Pasal 21 ayat (1) KUHP Baru: Pembantuan dalam Tindak Pidana (Medeplichtige)

Pasal 21 ayat (1) KUHP Baru menyatakan:

Setiap Orang dipidana sebagai pembantu Tindak Pidana jika dengan sengaja:

a. memberi kesempatan, sarana, atau keterangan untuk melakukan Tindak Pidana; atau

b. memberi bantuan pada waktu Tindak Pidana dilakukan.

Penjelasan:

Pasal 21 ayat (1) KUHP Baru mengatur mengenai pertanggungjawaban pidana sebagai pembantu tindak pidana. Pembantuan adalah bentuk keterlibatan dalam tindak pidana yang sifatnya tidak langsung, yaitu seseorang tidak melakukan perbuatan inti dari suatu tindak pidana, tetapi dengan sengaja memberikan bantuan sehingga tindak pidana tersebut dapat terjadi atau berjalan lebih mudah. Karena perannya tidak sebesar pelaku utama, pembantu dikenai pertanggungjawaban yang lebih ringan dibandingkan pelaku atau peserta lain seperti penganjur atau yang turut serta melakukan.

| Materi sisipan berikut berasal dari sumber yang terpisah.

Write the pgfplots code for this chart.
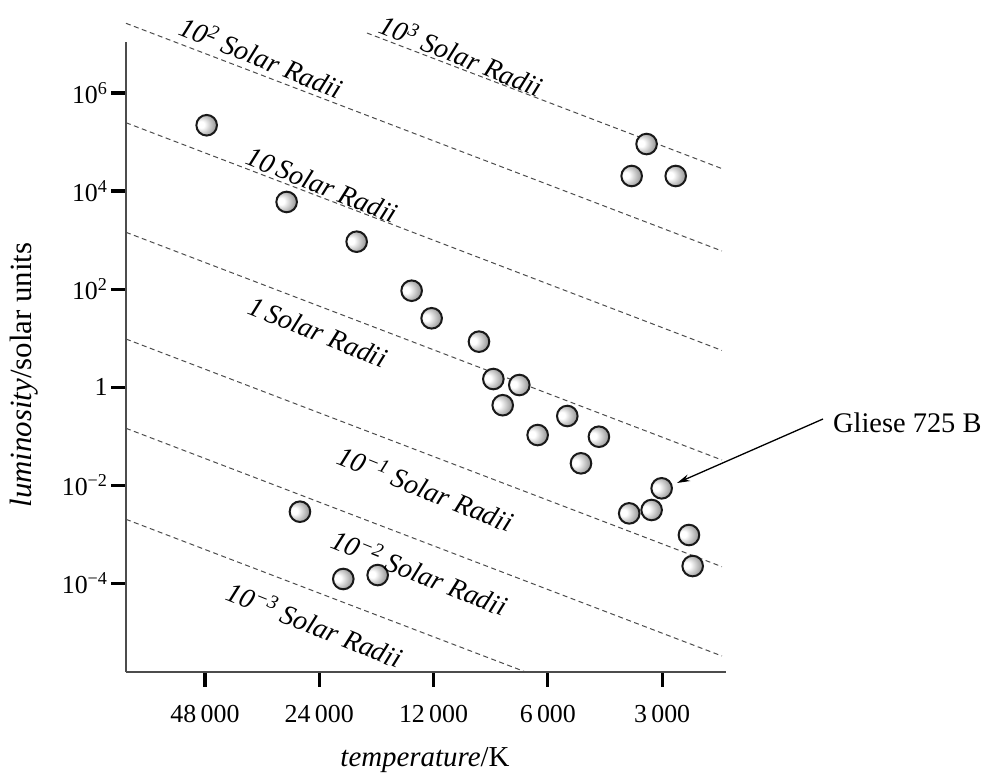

Huruf (a) menjelaskan bahwa seseorang dipidana sebagai pembantu jika ia dengan sengaja memberikan kesempatan, sarana, atau keterangan untuk melakukan tindak pidana. Memberi kesempatan berarti menyediakan keadaan atau peluang bagi pelaku utama untuk melakukan kejahatan, misalnya membiarkan pintu terbuka agar seseorang dapat masuk mencuri. Memberi sarana berarti menyediakan alat yang digunakan untuk melakukan kejahatan, seperti memberikan mobil untuk digunakan sebagai kendaraan pelarian. Sedangkan memberi keterangan berarti memberikan informasi yang memudahkan pelaku, seperti memberitahukan posisi korban atau kondisi keamanan suatu tempat.

Huruf (b) menyatakan bahwa pembantuan juga terjadi apabila seseorang memberikan bantuan pada saat tindak pidana sedang dilakukan. Bantuan dalam tahap ini biasanya merupakan bantuan sekunder yang tidak masuk dalam inti perbuatan pidana. Contohnya adalah menjadi pengawas situasi di luar lokasi kejahatan, menahan korban agar memudahkan pelaku utama melakukan aksinya, atau menjadi sopir yang menunggu untuk membantu pelaku melarikan diri. Bantuan seperti ini tidak menjadikan orang tersebut sebagai “turut serta melakukan”, tetapi tetap dianggap sebagai pembantu.

Yang paling penting adalah bahwa semua bentuk bantuan tersebut harus dilakukan dengan sengaja. Artinya, pembantu mengetahui dan menghendaki bahwa bantuannya digunakan untuk melakukan tindak pidana. Jika seseorang memberi bantuan tanpa mengetahui bahwa bantuan itu berkaitan dengan tindak pidana, maka ia tidak dapat dipidana sebagai pembantu. Dengan demikian, Pasal 21 memberikan batas tegas bahwa hanya mereka yang secara sadar berkontribusi terhadap terjadinya tindak pidana yang dapat dimintai pertanggungjawaban sebagai pembantu.